我想从 Python 代码生成 mp3 文件。

到目前为止我已经尝试过什么。

#!/usr/bin/env python
# encoding: utf-8
from __future__ import unicode_literals
from contextlib import closing
from selenium.webdriver import Firefox
from selenium.webdriver.support.ui import WebDriverWait
import BeautifulSoup
import time

url = "http://www..."

def textToSpeech():
  with closing(Firefox()) as browser:
    try:
      browser.get(url)
    except selenium.common.exceptions.TimeoutException:
      print "timeout"
    browser.find_element_by_id("ttstext").send_keys("Hello.")
    button = browser.find_element_by_id("commitbtn")
    button.click()
    time.sleep(10)
    WebDriverWait(browser, timeout=100).until(
      lambda x: x.find_element_by_id('audioplayer'))
    src = browser.page_source
    return src

def getAudio(source):
  soup = BeautifulSoup.BeautifulSoup(source)
  audio = soup.find("div", {"id": "audioplayer"})
  return audio.string


if __name__ == "__main__":
  print getAudio(textToSpeech())

成功的关键是获取生成的 mp3 文件的 URL。我不知道如何等待脚本更改 HTML（<div id="audioplayer"> 的内部文本）。我的代码返回None，因为它会更快地得到结果。

【问题讨论】：

自从div 出现后，URL 是否出现在div 中？
@Lawrence No. 点击按钮synthesize后会从textarea生成带有mp3文件的URL。
而mp3创建后，可能需要很长时间吧？
@Lawrence 通常是几秒钟。

标签： python selenium web-scraping beautifulsoup

【解决方案1】：

在发生变化的情况下，等待元素是不够的：

WebDriverWait(browser, timeout=100).until(
      lambda x: x.find_element_by_id('audioplayer'))

但是你需要等待它改变某个条件，使用ExpectedCondition。
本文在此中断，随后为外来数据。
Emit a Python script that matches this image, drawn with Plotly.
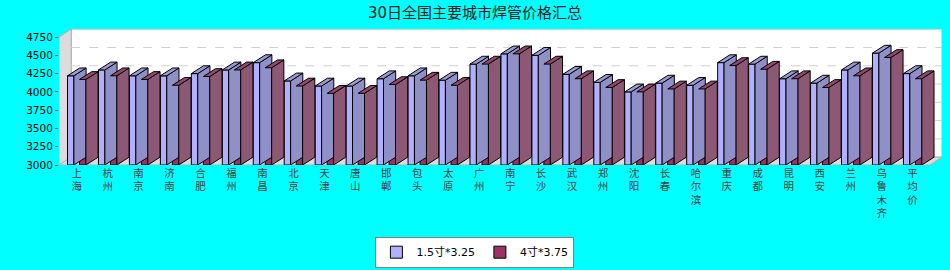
import plotly.graph_objects as go
import numpy as np

cities = ["上海", "杭州", "南京", "济南", "合肥", "福州", "南昌", "北京", "天津", "唐山",
          "邯郸", "包头", "太原", "广州", "南宁", "长沙", "武汉", "郑州", "沈阳", "长春",
          "哈尔滨", "重庆", "成都", "昆明", "西安", "兰州", "乌鲁木齐", "平均价"]
series1_name = "1.5寸*3.25"
series2_name = "4寸*3.75"
series1 = [4220, 4300, 4220, 4220, 4250, 4300, 4400, 4150, 4080, 4080,
           4180, 4220, 4160, 4380, 4520, 4500, 4240, 4130, 4000, 4120,
           4090, 4400, 4380, 4180, 4120, 4300, 4530, 4250]
series2 = [4170, 4220, 4170, 4090, 4210, 4300, 4330, 4080, 3980, 3980,
           4100, 4160, 4090, 4380, 4520, 4380, 4180, 4060, 4000, 4040,
           4040, 4360, 4310, 4180, 4060, 4220, 4470, 4180]
y_ticks = [3000, 3250, 3500, 3750, 4000, 4250, 4500, 4750]
title = "30日全国主要城市焊管价格汇总"

n = len(cities)
idx = np.arange(n)
BASE = 3000
PITCH = 30.96          # px per category
DX = 12.2 / PITCH      # depth offset in category units
DY = 107               # depth offset in value units
W = 6.4 / PITCH
OFF = 6.0 / PITCH
X0 = -(76.7 - 59) / PITCH
X1 = X0 + 883 / PITCH
YTOP = 4860

FONT = "DejaVu Sans, Noto Sans CJK SC, sans-serif"

def faces(centers, vals):
    side_x, side_y, top_x, top_y = [], [], [], []
    for xc, v in zip(centers, vals):
        xl, xr = xc - W / 2, xc + W / 2
        side_x += [xr, xr, xr + DX, xr + DX, xr, None]
        side_y += [BASE, v, v + DY, BASE + DY, BASE, None]
        top_x += [xl, xr, xr + DX, xl + DX, xl, None]
        top_y += [v, v, v + DY, v + DY, v, None]
    return side_x, side_y, top_x, top_y

fig = go.Figure()

specs = [
    (series1, idx - OFF, series1_name, "#b0b0ff", "#9090c8", "#9a9ad2"),
    (series2, idx + OFF, series2_name, "#993366", "#8c5873", "#94476c"),
]
for vals, xs, name, cf, cs, ct in specs:
    fig.add_trace(go.Bar(x=xs, y=[v - BASE for v in vals], base=BASE, width=W,
                         name=name, marker=dict(color=cf, line=dict(color="black", width=1)),
                         hoverinfo="skip"))
    sx, sy, tx, ty = faces(xs, vals)
    fig.add_trace(go.Scatter(x=sx, y=sy, mode="lines", fill="toself", fillcolor=cs,
                             line=dict(color="black", width=1), showlegend=False, hoverinfo="skip"))
    fig.add_trace(go.Scatter(x=tx, y=ty, mode="lines", fill="toself", fillcolor=ct,
                             line=dict(color="black", width=1), showlegend=False, hoverinfo="skip"))

shapes = []
# back wall
shapes.append(dict(type="rect", xref="x", yref="y", x0=X0 + DX, x1=X1, y0=BASE + DY, y1=YTOP,
                   fillcolor="white", line=dict(color="#b0b0b0", width=1), layer="below"))
# left wall
shapes.append(dict(type="path", xref="x", yref="y",
                   path=f"M {X0},{BASE} L {X0+DX},{BASE+DY} L {X0+DX},{YTOP} L {X0},{y_ticks[-1]} Z",
                   fillcolor="#dcdcdc", line=dict(color="#b0b0b0", width=1), layer="below"))
# floor
shapes.append(dict(type="path", xref="x", yref="y",
                   path=f"M {X0},{BASE} L {X1-DX},{BASE} L {X1},{BASE+DY} L {X0+DX},{BASE+DY} Z",
                   fillcolor="#dcdcdc", line=dict(color="#b0b0b0", width=1), layer="below"))
for v in y_ticks[1:-1]:
    shapes.append(dict(type="line", xref="x", yref="y", x0=X0 + DX, x1=X1, y0=v + DY, y1=v + DY,
                       line=dict(color="#d0d0d0", width=1, dash="dash"), layer="below"))

fig.update_layout(
    width=950, height=270,
    paper_bgcolor="#00ffff", plot_bgcolor="rgba(0,0,0,0)",
    margin=dict(l=59, r=8, t=29, b=105, autoexpand=False),
    barmode="overlay",
    title=dict(text=title, x=0.5, xanchor="center", y=0.952, yanchor="middle",
               font=dict(family=FONT, size=15, color="#202020")),
    shapes=shapes,
    showlegend=True,
    legend=dict(orientation="h", x=0.471, xanchor="center", y=-0.755, yanchor="bottom",
                bgcolor="white", bordercolor="#808080", borderwidth=1,
                font=dict(family=FONT, size=11, color="black"),
                itemwidth=30, tracegroupgap=0),
    xaxis=dict(range=[X0, X1], tickmode="array", tickvals=list(idx),
               ticktext=["<br>".join(list(c)) for c in cities],
               showgrid=False, zeroline=False, showline=False, ticks="", automargin=False,
               tickangle=0, tickfont=dict(family=FONT, size=10.5, color="#404040")),
    yaxis=dict(range=[BASE, YTOP], tickmode="array", tickvals=y_ticks,
               ticktext=[str(t) for t in y_ticks], automargin=False,
               showgrid=False, zeroline=False, showline=False,
               ticks="outside", ticklen=3, tickcolor="#a05050",
               tickfont=dict(family=FONT, size=10.5, color="black")),
)

fig.write_html("out.html")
这是为了让您入门（未经测试）：

from selenium.webdriver.support import expected_conditions as EC
wait_text = 'file=http://'
element = WebDriverWait(driver, 10).until(
        EC.text_to_be_present_in_element((By.ID, "myDynamicElement"), wait_text)
    )

您还可以在此处查看所有预期条件： http://selenium-python.readthedocs.org/en/latest/api.html?highlight=text_to_be_present_in_element#module-selenium.webdriver.support.expected_conditions

【讨论】：

现在，它正在等待，但它会以selenium.common.exceptions.TimeoutException 结束。你确定文本存在于元素中吗？它实际上是子元素参数的一部分。
我不确定，正如我所说，我没有测试过。你需要弄清楚你在等待什么文本，我这里没有运行示例。
我不知道text_to_be_present_in_element 在哪里搜索wait_text。这没有用。但它帮助我理解了逻辑。我用find_element_by_id('mpl') 尝试了第一次等待，它成功了。